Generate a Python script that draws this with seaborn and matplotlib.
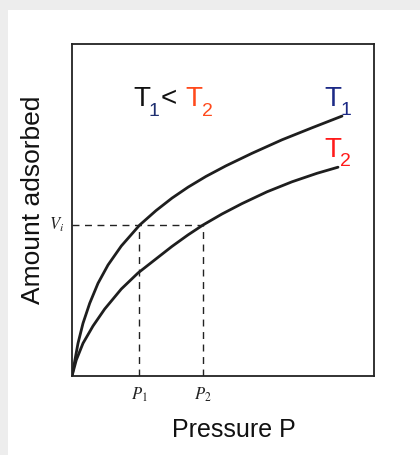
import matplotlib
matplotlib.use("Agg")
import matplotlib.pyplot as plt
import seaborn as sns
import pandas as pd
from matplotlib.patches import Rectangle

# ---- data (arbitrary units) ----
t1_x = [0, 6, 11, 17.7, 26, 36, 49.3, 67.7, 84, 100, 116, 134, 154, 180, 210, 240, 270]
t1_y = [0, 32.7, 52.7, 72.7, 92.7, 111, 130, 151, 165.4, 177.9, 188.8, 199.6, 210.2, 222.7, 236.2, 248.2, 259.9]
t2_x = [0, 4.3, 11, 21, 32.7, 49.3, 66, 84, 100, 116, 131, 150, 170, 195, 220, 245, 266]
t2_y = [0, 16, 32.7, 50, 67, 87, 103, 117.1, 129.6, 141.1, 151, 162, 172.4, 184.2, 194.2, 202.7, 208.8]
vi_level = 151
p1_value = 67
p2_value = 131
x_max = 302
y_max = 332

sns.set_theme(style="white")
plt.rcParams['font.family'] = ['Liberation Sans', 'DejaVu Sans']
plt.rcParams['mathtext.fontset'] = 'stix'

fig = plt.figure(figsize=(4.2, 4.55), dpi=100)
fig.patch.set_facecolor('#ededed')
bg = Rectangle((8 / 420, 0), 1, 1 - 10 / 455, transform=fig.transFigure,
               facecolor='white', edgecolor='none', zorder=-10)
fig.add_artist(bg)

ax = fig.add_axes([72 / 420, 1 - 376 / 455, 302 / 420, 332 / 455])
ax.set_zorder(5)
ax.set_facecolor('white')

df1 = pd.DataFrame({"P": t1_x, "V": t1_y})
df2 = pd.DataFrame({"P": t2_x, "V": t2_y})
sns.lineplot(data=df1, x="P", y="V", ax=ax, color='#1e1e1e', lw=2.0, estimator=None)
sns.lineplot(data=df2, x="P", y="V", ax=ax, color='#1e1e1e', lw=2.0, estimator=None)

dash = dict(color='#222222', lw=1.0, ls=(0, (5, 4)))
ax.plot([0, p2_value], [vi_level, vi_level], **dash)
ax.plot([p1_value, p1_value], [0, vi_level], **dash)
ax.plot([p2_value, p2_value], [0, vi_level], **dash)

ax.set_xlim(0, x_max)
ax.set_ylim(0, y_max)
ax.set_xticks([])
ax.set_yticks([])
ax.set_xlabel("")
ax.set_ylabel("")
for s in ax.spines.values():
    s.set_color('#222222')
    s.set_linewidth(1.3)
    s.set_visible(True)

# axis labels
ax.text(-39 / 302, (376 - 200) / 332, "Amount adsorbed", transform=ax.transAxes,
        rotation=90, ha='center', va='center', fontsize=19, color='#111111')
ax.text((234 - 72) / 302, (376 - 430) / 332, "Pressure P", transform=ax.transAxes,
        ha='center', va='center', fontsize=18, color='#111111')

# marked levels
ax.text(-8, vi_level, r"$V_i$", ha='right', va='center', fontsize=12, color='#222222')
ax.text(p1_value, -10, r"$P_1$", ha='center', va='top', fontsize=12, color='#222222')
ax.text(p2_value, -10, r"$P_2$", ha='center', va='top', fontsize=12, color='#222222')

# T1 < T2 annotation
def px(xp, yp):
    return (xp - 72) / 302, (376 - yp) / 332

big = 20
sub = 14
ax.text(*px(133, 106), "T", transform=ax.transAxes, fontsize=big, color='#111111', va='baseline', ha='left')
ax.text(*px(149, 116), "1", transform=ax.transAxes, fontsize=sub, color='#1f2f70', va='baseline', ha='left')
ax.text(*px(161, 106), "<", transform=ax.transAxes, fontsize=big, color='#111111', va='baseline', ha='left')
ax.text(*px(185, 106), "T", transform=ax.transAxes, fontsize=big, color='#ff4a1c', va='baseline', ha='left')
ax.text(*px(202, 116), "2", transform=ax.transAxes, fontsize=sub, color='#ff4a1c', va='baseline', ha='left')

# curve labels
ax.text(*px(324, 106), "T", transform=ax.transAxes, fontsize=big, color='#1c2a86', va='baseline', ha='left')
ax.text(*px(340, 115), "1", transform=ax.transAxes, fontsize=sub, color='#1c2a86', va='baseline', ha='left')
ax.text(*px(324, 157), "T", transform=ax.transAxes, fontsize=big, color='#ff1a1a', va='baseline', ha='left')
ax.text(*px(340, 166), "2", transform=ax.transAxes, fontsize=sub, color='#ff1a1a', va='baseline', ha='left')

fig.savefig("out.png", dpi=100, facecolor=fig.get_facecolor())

::::::

- **TASK**
From the data above, show each line that contains "seaborn".

- **ANSWER TO THE EXERCISE**
Generate a Python script that draws this with seaborn and matplotlib.
import seaborn as sns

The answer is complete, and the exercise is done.